Line by line, repeat the data below exactly, beginning at the first line and ending at the line with "first_open = 43050". Omit pictures.

'''

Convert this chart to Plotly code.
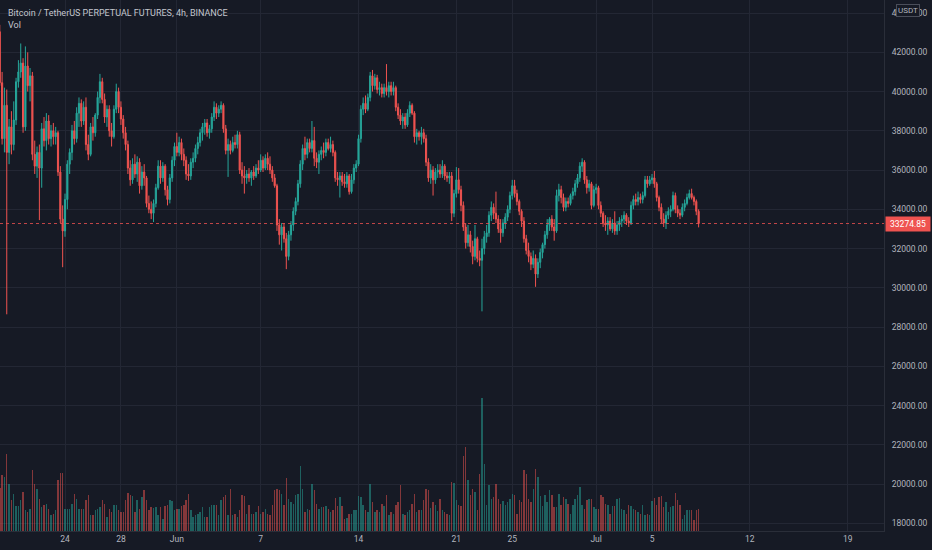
import plotly.graph_objects as go
import pandas as pd

# ---------------- data (4h candles) ----------------
start_time = "2021-05-19 08:00"
first_open = 43050

close = [
    40450, 37600, 39300, 36900,
    38200, 37300, 38550, 40500, 41000, 41450,
    38200, 41300, 40300, 40800, 36800, 36200,
    36900, 36100, 38100, 37500, 38500, 37600,
    38000, 37700, 37900, 35900, 33500, 32900,
    34500, 36300, 36900, 38000, 37600, 38900,
    39400, 38500, 39200, 37300, 36800, 38200,
    37900, 38800, 39700, 40500, 39600, 38700,
    39100, 38000, 37700, 39100, 40000, 39200,
    38600, 37900, 37300, 36100, 35500, 36300,
    35800, 36400, 35200, 35900, 35600, 34300,
    34000, 33800, 34300, 35100, 36200, 35600,
    36200, 35000, 34500, 35600, 36500, 37200,
    36900, 37400, 36800, 36500, 35800, 35700,
    36400, 36600, 37100, 37400, 37900, 38200,
    38400, 37900, 38100, 38700, 39200, 38900,
    39100, 39300, 38100, 37000, 37300, 37000,
    37400, 37300, 37800, 36000, 35700, 35600,
    35800, 35600, 35900, 35700, 36100, 36000,
    36500, 36100, 36600, 36300, 36000, 35600,
    35200, 33200, 32700, 33100, 32500, 31600,
    32700, 33200, 33900, 34400, 35300, 36300,
    37100, 36800, 37400, 37100, 37500, 36600,
    36400, 36800, 37000, 36900, 37400, 37100,
    37300, 36900, 35600, 35500, 35700, 35400,
    35300, 35700, 34900, 35500, 36100, 36300,
    37600, 39100, 39400, 39100, 39700, 40800,
    40300, 40700, 40100, 40200, 39900, 40200,
    40000, 40300, 40000, 40200, 39200, 38800,
    38500, 38700, 38300, 38900, 39300, 38900,
    37700, 37900, 37700, 37900, 37600, 36400,
    35600, 36000, 35500, 35900, 36000, 35800,
    36200, 35700, 35600, 35700, 33800, 34800,
    35500, 35000, 34200, 33100, 32300, 32700,
    32100, 31600, 32500, 31500, 31400, 32000,
    32600, 32800, 33700, 34100, 33800, 33500,
    33000, 32800, 33300, 33600, 34000, 34700,
    35200, 34800, 34400, 33900, 33400, 32500,
    31900, 31600, 31200, 31500, 30700, 31300,
    31800, 32200, 32700, 33200, 33500, 33100,
    32900, 34700, 35000, 34600, 34100, 34400,
    34300, 34700, 34900, 35300, 35600, 36200,
    36400, 35500, 35100, 35300, 34200, 35000,
    35100, 34200, 33800, 33300, 33200, 33400,
    33000, 33300, 32900, 33200, 33400, 33500,
    33700, 33400, 33300, 34200, 34500, 34400,
    34600, 34500, 34700, 35500, 35300, 35500,
    35600, 35300, 34600, 34100, 33500, 33300,
    33700, 33900, 34000, 34700, 34000, 33800,
    33700, 34100, 34300, 34600, 34800, 34600,
    34400, 33900, 33274.85,
]

high = [
    43400, 41000, 40200, 40100,
    38600, 39000, 39500, 40700, 41600, 42450,
    41700, 42300, 42000, 41200, 41000, 37500,
    37200, 37300, 38400, 38700, 38900, 38800,
    38300, 38400, 38200, 38000, 36200, 34200,
    34800, 36500, 37100, 38300, 38500, 39200,
    39700, 39600, 39500, 39700, 37800, 38400,
    38700, 38900, 40000, 40900, 40700, 39900,
    39300, 39300, 38400, 39300, 40400, 40200,
    39500, 38800, 38200, 37500, 36500, 36600,
    36800, 36700, 36600, 36200, 36300, 35700,
    34700, 34400, 34500, 35300, 36500, 36500,
    36400, 36300, 35200, 35800, 36700, 37400,
    37900, 37700, 37600, 37100, 36700, 36300,
    36600, 36900, 37300, 37700, 38100, 38400,
    38600, 38600, 38300, 38900, 39500, 39400,
    39300, 39500, 39400, 38300, 37600, 37500,
    37700, 37800, 38000, 37950, 36400, 36200,
    36000, 36100, 36000, 36200, 36300, 36500,
    36800, 36700, 36800, 36900, 36700, 36200,
    35800, 35300, 33500, 33300, 33300, 32800,
    32900, 33400, 34100, 34600, 35500, 36500,
    37300, 37700, 37600, 37600, 38500, 38200,
    36900, 37000, 37200, 37400, 37600, 37600,
    37700, 37500, 37000, 35900, 35900, 35900,
    35800, 35900, 35800, 35800, 36300, 36500,
    37800, 39300, 39700, 39800, 39900, 41000,
    41100, 40900, 40850, 40500, 40400, 40400,
    41400, 40500, 40500, 40500, 40300, 39400,
    39100, 38900, 38900, 39100, 39500, 39400,
    39000, 38100, 38000, 38200, 38100, 37800,
    36600, 36300, 36200, 36100, 36300, 36300,
    36500, 36300, 35900, 35900, 35900, 35000,
    36150, 36100, 35200, 34400, 33300, 33200,
    32900, 32400, 33200, 32600, 31900, 32500,
    32900, 33200, 33900, 34400, 34300, 34900,
    33700, 33500, 33500, 33800, 34200, 34900,
    35500, 35500, 35000, 34500, 34000, 33600,
    32700, 32300, 31800, 31900, 31700, 31500,
    32000, 32300, 32900, 33500, 33600, 33700,
    33500, 35000, 35300, 35200, 34800, 34600,
    34600, 34800, 35100, 35500, 35800, 36400,
    36600, 36500, 35700, 35500, 35400, 35200,
    35300, 35200, 34400, 33900, 33700, 33600,
    33600, 33500, 33900, 33400, 33600, 33700,
    33900, 33800, 33600, 34400, 34700, 34800,
    34900, 34800, 34900, 35700, 35700, 35700,
    35800, 35950, 35400, 34700, 34300, 33800,
    33900, 34100, 34200, 34900, 34850, 34200,
    34000, 34300, 34500, 34800, 35000, 35050,
    34700, 34500, 34000,
]

low = [
    40300, 37300, 36900, 28650,
    36300, 36800, 37000, 38300, 40200, 40700,
    37900, 38000, 40000, 39500, 36500, 35800,
    35600, 33450, 35100, 37200, 37000, 37300,
    37200, 37300, 37300, 35700, 33300, 31050,
    32600, 34000, 35800, 36500, 37300, 37400,
    38200, 38200, 38300, 37000, 36500, 36700,
    37500, 37700, 38600, 39400, 39400, 38400,
    38200, 37700, 37200, 37600, 38900, 38900,
    38300, 37600, 37000, 35800, 35200, 35300,
    35600, 35400, 34800, 35000, 35200, 34100,
    33800, 33500, 33350, 34100, 35000, 35300,
    35400, 34700, 34200, 34300, 35400, 36200,
    36700, 36700, 36500, 36200, 35500, 35450,
    35500, 36100, 36400, 36800, 37200, 37500,
    37800, 37700, 37600, 37900, 38500, 38600,
    38700, 38900, 37900, 36800, 35650, 36800,
    36900, 37100, 37100, 35800, 35300, 34800,
    35300, 35400, 35200, 35500, 35600, 35800,
    35900, 35900, 36000, 36000, 35800, 35400,
    35100, 32900, 32200, 31900, 32300, 30950,
    31400, 32400, 32900, 33700, 34200, 35100,
    36000, 36500, 36600, 36900, 36900, 36200,
    36100, 35800, 36500, 36600, 36700, 37000,
    36900, 36700, 35400, 35200, 34600, 35200,
    35100, 35100, 34750, 34800, 35300, 35900,
    36200, 37400, 38800, 38900, 39000, 39500,
    40000, 40100, 39900, 39800, 39700, 39700,
    39800, 39700, 39800, 39800, 39000, 38600,
    38300, 38100, 38100, 38200, 38700, 38800,
    37400, 37300, 37500, 37300, 37400, 36200,
    35400, 35300, 34700, 35300, 35600, 35600,
    35600, 35500, 35400, 35300, 33400, 33600,
    34600, 34800, 33900, 32900, 32000, 32100,
    31800, 31200, 31400, 31300, 31100, 28800,
    31700, 32300, 32600, 33400, 33500, 33300,
    32800, 32300, 32600, 33000, 33400, 33800,
    34500, 34600, 34200, 33700, 33100, 32300,
    31700, 31300, 30900, 31000, 30050, 30500,
    31000, 31500, 32000, 32500, 32900, 32900,
    32400, 32800, 34400, 34300, 33900, 33900,
    34100, 34200, 34500, 34700, 35100, 35400,
    35900, 35300, 34800, 34900, 34000, 34100,
    34800, 34000, 33600, 33100, 32900, 32700,
    32900, 32800, 32700, 32700, 32900, 33100,
    33300, 33200, 33100, 33200, 34000, 34200,
    34200, 34300, 34300, 34600, 35100, 35200,
    35300, 35100, 34400, 33900, 33300, 33100,
    33000, 33500, 33600, 33900, 33800, 33600,
    33500, 33600, 33900, 34200, 34500, 34500,
    34200, 33700, 33080,
]

# volume, thousands of BTC per 4h candle
volume = [
    160, 206, 200, 284, 175, 113, 138, 92, 92, 113,
    144, 76, 70, 83, 224, 175, 157, 120, 89, 95,
    101, 83, 58, 64, 76, 187, 215, 215, 83, 83,
    83, 101, 138, 120, 83, 80, 83, 113, 132, 58,
    58, 76, 83, 89, 113, 101, 52, 83, 70, 95,
    95, 76, 70, 70, 113, 140, 135, 128, 70, 113,
    83, 126, 150, 113, 76, 89, 86, 89, 58, 89,
    46, 92, 95, 113, 110, 76, 83, 83, 92, 95,
    113, 138, 76, 52, 58, 64, 70, 89, 52, 52,
    89, 95, 95, 98, 58, 113, 126, 132, 58, 157,
    58, 64, 52, 76, 132, 128, 64, 95, 64, 64,
    70, 92, 64, 70, 83, 64, 58, 95, 150, 157,
    150, 138, 95, 197, 120, 107, 101, 132, 138, 239,
    157, 70, 83, 76, 173, 150, 101, 83, 89, 89,
    92, 83, 70, 79, 123, 92, 126, 92, 46, 49,
    64, 64, 79, 76, 128, 126, 95, 76, 70, 173,
    107, 70, 79, 70, 101, 92, 132, 58, 70, 64,
    98, 107, 169, 64, 58, 70, 76, 101, 138, 70,
    76, 76, 113, 157, 150, 86, 107, 95, 73, 120,
    76, 70, 64, 58, 181, 178, 113, 95, 92, 276,
    311, 187, 132, 157, 144, 76, 210, 493, 249, 98,
    169, 120, 126, 175, 120, 101, 110, 95, 107, 120,
    138, 132, 64, 113, 107, 224, 212, 120, 107, 157,
    231, 200, 128, 92, 132, 107, 150, 132, 89, 89,
    138, 95, 126, 120, 101, 64, 95, 120, 135, 163,
    95, 83, 113, 120, 120, 89, 83, 83, 132, 126,
    101, 95, 64, 92, 92, 120, 123, 83, 76, 64,
    95, 92, 83, 76, 70, 64, 95, 58, 64, 61,
    110, 123, 95, 126, 128, 89, 107, 70, 89, 92,
    140, 113, 95, 46, 58, 76, 76, 76, 39, 76,
    80,
]

last_price = 33274.85

x_tick_dates = ["2021-05-24", "2021-05-28", "2021-06-01", "2021-06-07", "2021-06-14",
                "2021-06-21", "2021-06-25", "2021-07-01", "2021-07-05", "2021-07-12",
                "2021-07-19"]
x_tick_labels = ["24", "28", "Jun", "7", "14", "21", "25", "Jul", "5", "12", "19"]
y_tick_values = list(range(18000, 46000, 2000))
y_tick_labels = [f"{v:.2f}" for v in y_tick_values]

title_text = "Bitcoin / TetherUS PERPETUAL FUTURES, 4h, BINANCE"

# ---------------- figure ----------------
UP = "#26a69a"
DOWN = "#ef5350"
BG = "#161a25"
GRID = "#232734"
TXT = "#b2b5be"
FONT = "Roboto"

times = pd.date_range(start_time, periods=len(close), freq="4h")
open_ = [first_open] + close[:-1]
vol_colors = ["rgba(38,166,154,0.5)" if c >= o else "rgba(239,83,80,0.5)"
              for o, c in zip(open_, close)]

fig = go.Figure()
fig.add_trace(go.Candlestick(
    x=times, open=open_, high=high, low=low, close=close,
    increasing=dict(line=dict(color=UP, width=1), fillcolor=UP),
    decreasing=dict(line=dict(color=DOWN, width=1), fillcolor=DOWN),
    whiskerwidth=0, hoverinfo="skip", showlegend=False,
))
fig.add_trace(go.Bar(
    x=times, y=volume, yaxis="y2",
    marker=dict(color=vol_colors, line=dict(width=0)),
    width=4 * 3600 * 1000 * 0.62, hoverinfo="skip", showlegend=False,
))

px_per_day = 13.977
left = pd.Timestamp("2021-05-24") - pd.Timedelta(days=65 / px_per_day)
right = left + pd.Timedelta(days=884 / px_per_day)

fig.update_layout(
    width=932, height=550,
    margin=dict(l=0, r=48, t=0, b=19),
    paper_bgcolor=BG, plot_bgcolor=BG,
    font=dict(family=FONT, size=8, color=TXT),
    showlegend=False,
    bargap=0,
    xaxis=dict(
        type="date", range=[left, right],
        tickvals=x_tick_dates, ticktext=x_tick_labels,
        showgrid=True, gridcolor=GRID, gridwidth=1,
        zeroline=False, showline=True, linecolor="#2a2e39", linewidth=1,
        ticks="", tickfont=dict(family=FONT, size=8.5, color=TXT),
        rangeslider=dict(visible=False), fixedrange=True,
    ),
    yaxis=dict(
        side="right", range=[17608, 44665],
        tickvals=y_tick_values, ticktext=y_tick_labels,
        showgrid=True, gridcolor=GRID, gridwidth=1,
        zeroline=False, showline=True, linecolor="#2a2e39", linewidth=1,
        ticks="", ticklabelstandoff=5,
        tickfont=dict(family=FONT, size=8.5, color=TXT),
    ),
    yaxis2=dict(
        overlaying="y", range=[0, 1965], visible=False, showgrid=False,
    ),
)

# last price dotted line
fig.add_shape(type="line", xref="paper", x0=0, x1=1, yref="y",
              y0=last_price, y1=last_price,
              line=dict(color="rgba(239,83,80,0.8)", width=1, dash="dot"))

annotations = [
    dict(text=title_text, xref="paper", yref="paper", x=6 / 884, y=1 - 6 / 531,
         xanchor="left", yanchor="top", showarrow=False,
         font=dict(family=FONT, size=9, color="#c3c6ce")),
    dict(text="Vol", xref="paper", yref="paper", x=6 / 884, y=1 - 18 / 531,
         xanchor="left", yanchor="top", showarrow=False,
         font=dict(family=FONT, size=9, color="#c3c6ce")),
    dict(text=f"{last_price:.2f}", xref="paper", yref="y", x=1.0015, y=last_price,
         xanchor="left", yanchor="middle", showarrow=False,
         bgcolor=DOWN, borderpad=2, width=40,
         font=dict(family=FONT, size=8.5, color="#ffffff")),
    dict(text="USDT", xref="paper", yref="paper", x=908 / 884, y=1 - 11 / 531,
         xanchor="center", yanchor="middle", showarrow=False,
         bgcolor=BG, bordercolor="#4a4e5a", borderwidth=1, borderpad=1,
         font=dict(family=FONT, size=8, color=TXT)),
]
fig.update_layout(annotations=annotations)

fig.write_html(
    "out.html",
    config={"displayModeBar": False},
    post_script="document.body.style.margin='0';document.body.style.background='#161a25';",
)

'''

Response to the exercise:
Convert this chart to Plotly code.
import plotly.graph_objects as go
import pandas as pd

# ---------------- data (4h candles) ----------------
start_time = "2021-05-19 08:00"
first_open = 43050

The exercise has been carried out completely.